JOB:
Omit all pictures. Copy exactly the lines from the line containing "Generate a Python" to the end of the listing, with both ends included.
--- RECORD SET ---
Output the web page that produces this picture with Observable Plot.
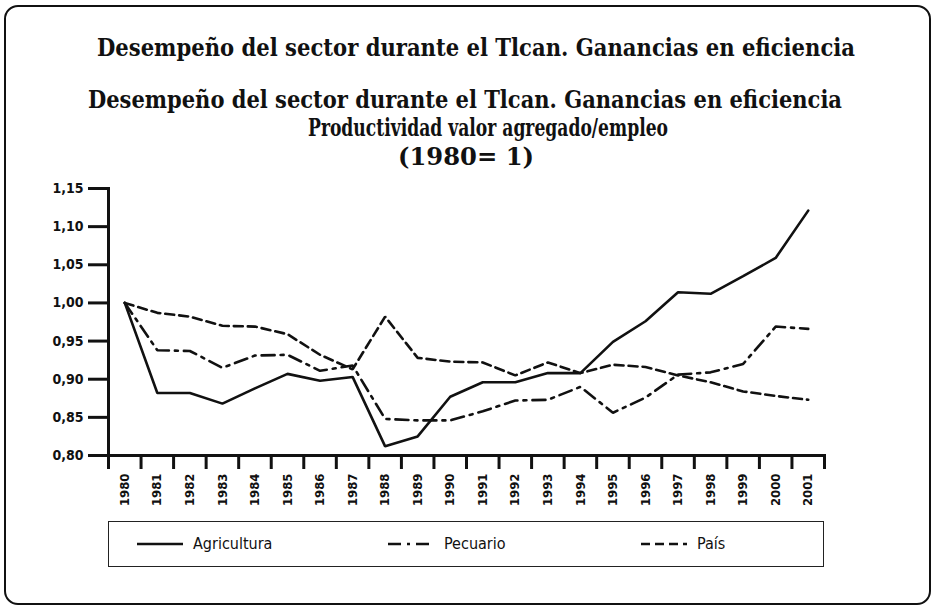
<!DOCTYPE html>
<html><head><meta charset="utf-8">
<script src="https://cdn.jsdelivr.net/npm/d3@7"></script>
<script src="https://cdn.jsdelivr.net/npm/@observablehq/plot@0.6"></script>
<style>
html,body{margin:0;padding:0;background:#fff;}
#wrap{position:relative;width:936px;height:611px;overflow:hidden;background:#fff;}
#chart{position:absolute;left:0;top:0;}
.frame{position:absolute;left:4px;top:5px;width:927px;height:600px;border:2px solid #111;border-radius:14px;box-sizing:border-box;}
.t{position:absolute;display:inline-block;font-family:"DejaVu Serif Condensed","DejaVu Serif",serif;font-weight:bold;font-size:23.5px;color:#111;white-space:nowrap;line-height:1;transform-origin:0 0;}
.legend{position:absolute;left:108px;top:521px;width:716px;height:46px;border:1.5px solid #222;box-sizing:border-box;}
.item{position:absolute;top:0;height:43px;display:flex;align-items:center;font-family:"DejaVu Sans Condensed","DejaVu Sans",sans-serif;font-size:16px;color:#111;}
.item svg{margin-right:10px;}
</style>
</head><body>
<div id="wrap">
  <div class="frame"></div>
  <div id="chart"></div>
  <div id="legend" class="legend"></div>
</div>
<script>
const years = [1980,1981,1982,1983,1984,1985,1986,1987,1988,1989,1990,1991,1992,1993,1994,1995,1996,1997,1998,1999,2000,2001];
const agricultura = [1.000,0.882,0.882,0.868,0.888,0.907,0.898,0.903,0.812,0.825,0.877,0.896,0.896,0.908,0.908,0.949,0.976,1.014,1.012,1.035,1.059,1.121];
const pecuario    = [1.000,0.938,0.937,0.915,0.931,0.932,0.911,0.918,0.848,0.846,0.846,0.858,0.872,0.873,0.890,0.856,0.876,0.906,0.909,0.920,0.969,0.966];
const pais        = [1.000,0.987,0.982,0.970,0.969,0.959,0.932,0.913,0.982,0.928,0.923,0.922,0.905,0.922,0.908,0.919,0.916,0.905,0.896,0.884,0.878,0.873];
const seriesNames = ["Agricultura","Pecuario","País"];
const seriesValues = [agricultura, pecuario, pais];
const yTicks = [0.80,0.85,0.90,0.95,1.00,1.05,1.10,1.15];
const titleLines = [
  "Desempeño del sector durante el Tlcan. Ganancias en eficiencia",
  "Desempeño del sector durante el Tlcan. Ganancias en eficiencia",
  "Productividad valor agregado/empleo",
  "(1980= 1)"
];

const dashes = {"Agricultura": null, "Pecuario": "13,6,3,6", "País": "9,5"};
const rows = seriesNames.flatMap((name, i) => years.map((yr, j) => ({series: name, year: yr, value: seriesValues[i][j]})));
const bounds = [years[0] - 0.5, ...years.map(y => y + 0.5)];

const font = "DejaVu Sans Condensed, DejaVu Sans, sans-serif";
const chart = Plot.plot({
  width: 936,
  height: 611,
  marginLeft: 108,
  marginRight: 112,
  marginTop: 188,
  marginBottom: 156,
  style: {background: "transparent", color: "#111", fontFamily: font},
  x: {type: "linear", domain: [bounds[0], bounds[bounds.length - 1]]},
  y: {domain: [0.80, 1.15]},
  marks: [
    Plot.axisY({ticks: yTicks, tickSize: 20, strokeWidth: 3, tickPadding: 5, tickFormat: d => d.toFixed(2).replace(".", ","), fontSize: 14, fontWeight: "bold", fontFamily: font, label: null, stroke: "#111", fill: "#111"}),
    Plot.axisX({ticks: bounds, tickSize: 14, strokeWidth: 3, tickFormat: () => "", label: null, stroke: "#111"}),
    Plot.axisX({ticks: years, tickSize: 0, tickRotate: -90, tickPadding: 18, tickFormat: d => String(d), fontSize: 13, fontWeight: "bold", fontFamily: font, label: null, fill: "#111"}),
    Plot.frame({anchor: "left", strokeWidth: 3, stroke: "#111"}),
    Plot.frame({anchor: "bottom", strokeWidth: 3, stroke: "#111"}),
    ...seriesNames.map(name => Plot.line(rows.filter(r => r.series === name), {x: "year", y: "value", stroke: "#111", strokeWidth: 2.6, strokeDasharray: dashes[name], strokeLinejoin: "miter"}))
  ]
});
document.getElementById("chart").appendChild(chart);

// titles: center x, top y, target width (layout only)
const wrap = document.getElementById("wrap");
const titleLayout = [[476, 37, 758], [465, 89, 754], [488, 117, 360], [466, 146, 136]];
titleLines.forEach((txt, i) => {
  const [cx, top, w] = titleLayout[i];
  const s = document.createElement("div");
  s.className = "t";
  s.textContent = txt;
  s.style.top = top + "px";
  s.style.left = "0px";
  wrap.appendChild(s);
  const mw = s.getBoundingClientRect().width;
  const k = w / mw;
  s.style.left = (cx - w / 2) + "px";
  s.style.transform = `scaleX(${k})`;
});

// legend
const legendPos = [28, 279, 532];
const leg = document.getElementById("legend");
legendPos.forEach((left, i) => {
  const div = document.createElement("div");
  div.className = "item";
  div.style.left = left + "px";
  const d = dashes[seriesNames[i]];
  div.innerHTML = `<svg width="46" height="6"><line x1="0" x2="46" y1="3" y2="3" stroke="#111" stroke-width="2.6" ${d ? `stroke-dasharray="${d}"` : ""}/></svg><span>${seriesNames[i]}</span>`;
  leg.appendChild(div);
});
</script>
</body></html>
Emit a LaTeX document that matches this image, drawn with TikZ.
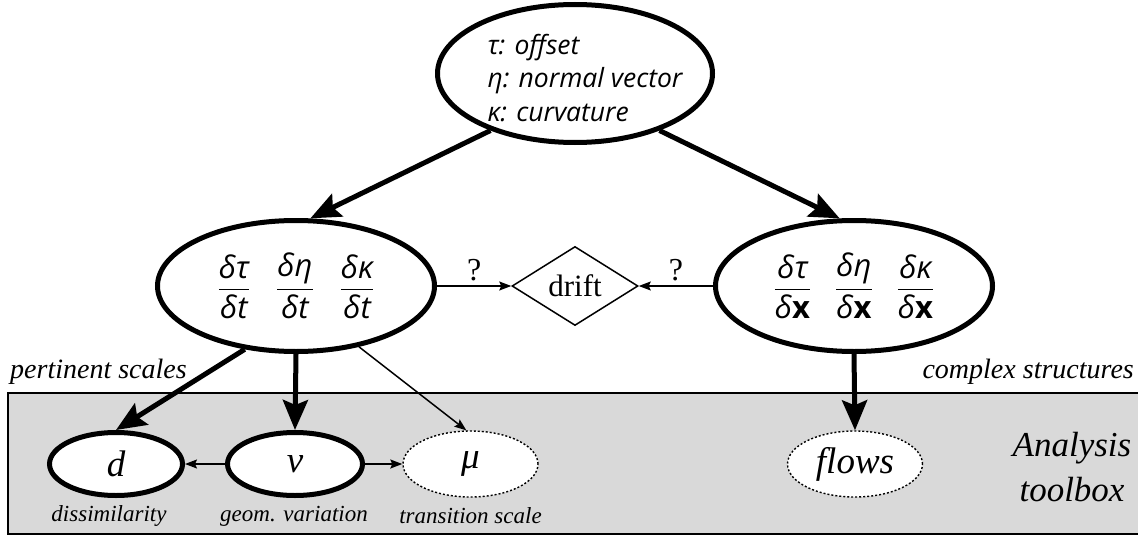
\documentclass[tikz,border=0pt]{standalone}
\usepackage{amsmath}
\usepackage{fontspec}
\setmainfont{Liberation Serif}
\newfontfamily\osans{Open Sans}
\usetikzlibrary{shapes.geometric,arrows.meta}
\definecolor{boxgray}{HTML}{D9D9D9}
\newcommand\fr[2]{$\genfrac{}{}{1.6pt}{0}{\mbox{#1}}{\mbox{#2}}$}
\newcommand\bx{{\upshape\bfseries x}}
\tikzset{
  bigell/.style={ellipse, draw, line width=5pt, fill=white, inner sep=0pt, minimum width=277pt, minimum height=131pt},
  smell/.style={ellipse, draw, line width=5pt, fill=white, inner sep=0pt, minimum width=133pt, minimum height=63pt, font=\fontsize{37}{40}\selectfont\itshape},
  dotell/.style={ellipse, draw, line width=1.4pt, dash pattern=on 2pt off 2pt, fill=white, inner sep=0pt, minimum width=135pt, minimum height=66pt, font=\fontsize{37}{40}\selectfont\itshape},
  bigarr/.style={line width=5pt, -{Stealth[length=30pt,width=25pt,inset=5pt]}},
  thinarr/.style={line width=1.5pt, -{Stealth[length=12pt,width=9pt,inset=2pt]}},
  caption/.style={font=\fontsize{23}{26}\selectfont\itshape, inner sep=0pt},
  side/.style={font=\fontsize{28}{30}\selectfont\itshape, inner sep=0pt},
}
\begin{document}
\begin{tikzpicture}[x=1pt,y=-1pt]
\useasboundingbox (0,0) rectangle (1138,543);
% toolbox area
\draw[line width=2pt, fill=boxgray] (8,393) rectangle (1150,534);
\node[font=\fontsize{35}{45}\selectfont\itshape, align=center, inner sep=0pt] (tb) at (1072,467) {Analysis\\toolbox};
% top
\node[bigell, minimum width=275pt, minimum height=138pt] (top) at (575,73.5) {};
\node[align=left, inner sep=0pt, font=\osans\itshape\fontsize{26.5}{33.5}\selectfont] (toptext) at (585,78)
  {τ: offset\\η: normal vector\\κ: curvature};
% middle
\node[bigell, font=\osans\itshape\fontsize{31}{34}\selectfont] (lm) at (296,286)
  {\fr{δτ}{δt}\hspace{26pt}\fr{δη}{δt}\hspace{26pt}\fr{δκ}{δt}};
\node[bigell, font=\osans\itshape\fontsize{31}{34}\selectfont] (rm) at (854,286)
  {\fr{δτ}{δ\bx}\hspace{24pt}\fr{δη}{δ\bx}\hspace{24pt}\fr{δκ}{δ\bx}};
\node[diamond, draw, line width=1.5pt, fill=white, inner sep=0pt, minimum width=126pt, minimum height=79pt,
      font=\fontsize{31}{34}\selectfont] (drift) at (575,286) {drift};
% bottom
\node[smell] (d) at (116,464) {d};
\node[smell, minimum width=135pt] (v) at (295,464) {ν};
\node[dotell] (mu) at (470.5,464) {μ};
\node[dotell] (flows) at (855,464) {flows};
\node[caption] (cd) at (109,516) {dissimilarity};
\node[caption] (cv) at (294,516) {geom. variation};
\node[caption] (cmu) at (470.5,516) {transition scale};
\node[side, anchor=base west] (ps) at (10,378) {pertinent scales};
\node[side, anchor=base east] (cs) at (1134,378) {complex structures};
% connectors
\draw[bigarr] (top.214) -- (lm.78);
\draw[bigarr] (top.-34) -- (rm.102);
\draw[thinarr] (lm.east) -- node[above=4pt, font=\fontsize{32}{34}\selectfont, inner sep=0pt] (q1) {?} (drift.west);
\draw[thinarr] (rm.west) -- node[above=4pt, font=\fontsize{32}{34}\selectfont, inner sep=0pt] (q2) {?} (drift.east);
\draw[bigarr] (lm.231) -- (d.north);
\draw[bigarr] (lm.south) -- (v.north);
\draw[thinarr] (lm.-44) -- (mu.97);
\draw[bigarr] (rm.south) -- (flows.north);
\draw[thinarr] (v.west) -- (d.east);
\draw[thinarr] (v.east) -- (mu.west);
\end{tikzpicture}
\end{document}
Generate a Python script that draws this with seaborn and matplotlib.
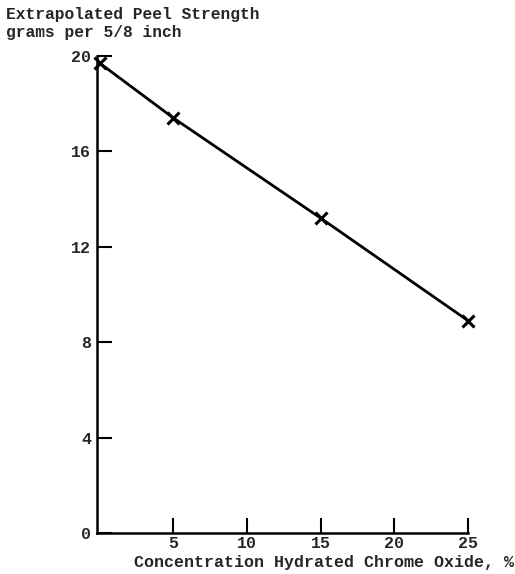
import matplotlib
matplotlib.use("Agg")
import matplotlib.pyplot as plt
import seaborn as sns

# values
concentration = [0, 5, 15, 25]
peel_strength = [19.7, 17.4, 13.2, 8.9]
x_ticks = [5, 10, 15, 20, 25]
y_ticks = [0, 4, 8, 12, 16, 20]

sns.set_style("ticks")
plt.rcParams['font.family'] = ['Liberation Mono', 'DejaVu Sans']

fig = plt.figure(figsize=(5.15, 5.74), dpi=100)
ax = fig.add_axes([0.188, 0.0714, 0.721, 0.831])

sns.lineplot(x=concentration, y=peel_strength, ax=ax, color='black',
             linewidth=2, marker='x', markersize=9, markeredgewidth=2.2,
             markeredgecolor='black')
for ln in ax.lines:
    ln.set_clip_on(False)

ax.set_xlim(-0.2, 25)
ax.set_ylim(0, 20)
ax.set_xticks(x_ticks)
ax.set_yticks(y_ticks)
ax.set_xticklabels([str(t) for t in x_ticks], fontsize=12, fontweight='bold')
ax.set_yticklabels([str(t) for t in y_ticks], fontsize=12, fontweight='bold')
ax.tick_params(axis='both', direction='in', length=11, width=1.5, color='black')
ax.tick_params(axis='x', pad=2)
ax.tick_params(axis='y', pad=4)
for s in ['top', 'right']:
    ax.spines[s].set_visible(False)
for s in ['left', 'bottom']:
    ax.spines[s].set_linewidth(1.8)
    ax.spines[s].set_color('black')
ax.set_xlabel('')
ax.set_ylabel('')

fig.text(0.012, 0.988, 'Extrapolated Peel Strength\ngrams per 5/8 inch',
         fontsize=11.7, fontweight='bold', va='top', ha='left', linespacing=1.25)
fig.text(0.999, 0.02, 'Concentration Hydrated Chrome Oxide, %',
         fontsize=12, fontweight='bold', va='center', ha='right')

fig.savefig('out.png', dpi=100)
---
RESULT OF THE EXERCISE:
Generate a Python script that draws this with seaborn and matplotlib.
import matplotlib
matplotlib.use("Agg")
import matplotlib.pyplot as plt
import seaborn as sns

# values
concentration = [0, 5, 15, 25]
peel_strength = [19.7, 17.4, 13.2, 8.9]
x_ticks = [5, 10, 15, 20, 25]
y_ticks = [0, 4, 8, 12, 16, 20]

sns.set_style("ticks")
plt.rcParams['font.family'] = ['Liberation Mono', 'DejaVu Sans']

fig = plt.figure(figsize=(5.15, 5.74), dpi=100)
ax = fig.add_axes([0.188, 0.0714, 0.721, 0.831])

sns.lineplot(x=concentration, y=peel_strength, ax=ax, color='black',
             linewidth=2, marker='x', markersize=9, markeredgewidth=2.2,
             markeredgecolor='black')
for ln in ax.lines:
    ln.set_clip_on(False)

ax.set_xlim(-0.2, 25)
ax.set_ylim(0, 20)
ax.set_xticks(x_ticks)
ax.set_yticks(y_ticks)
ax.set_xticklabels([str(t) for t in x_ticks], fontsize=12, fontweight='bold')
ax.set_yticklabels([str(t) for t in y_ticks], fontsize=12, fontweight='bold')
ax.tick_params(axis='both', direction='in', length=11, width=1.5, color='black')
ax.tick_params(axis='x', pad=2)
ax.tick_params(axis='y', pad=4)
for s in ['top', 'right']:
    ax.spines[s].set_visible(False)
for s in ['left', 'bottom']:
    ax.spines[s].set_linewidth(1.8)
    ax.spines[s].set_color('black')
ax.set_xlabel('')
ax.set_ylabel('')

fig.text(0.012, 0.988, 'Extrapolated Peel Strength\ngrams per 5/8 inch',
         fontsize=11.7, fontweight='bold', va='top', ha='left', linespacing=1.25)
fig.text(0.999, 0.02, 'Concentration Hydrated Chrome Oxide, %',
         fontsize=12, fontweight='bold', va='center', ha='right')

fig.savefig('out.png', dpi=100)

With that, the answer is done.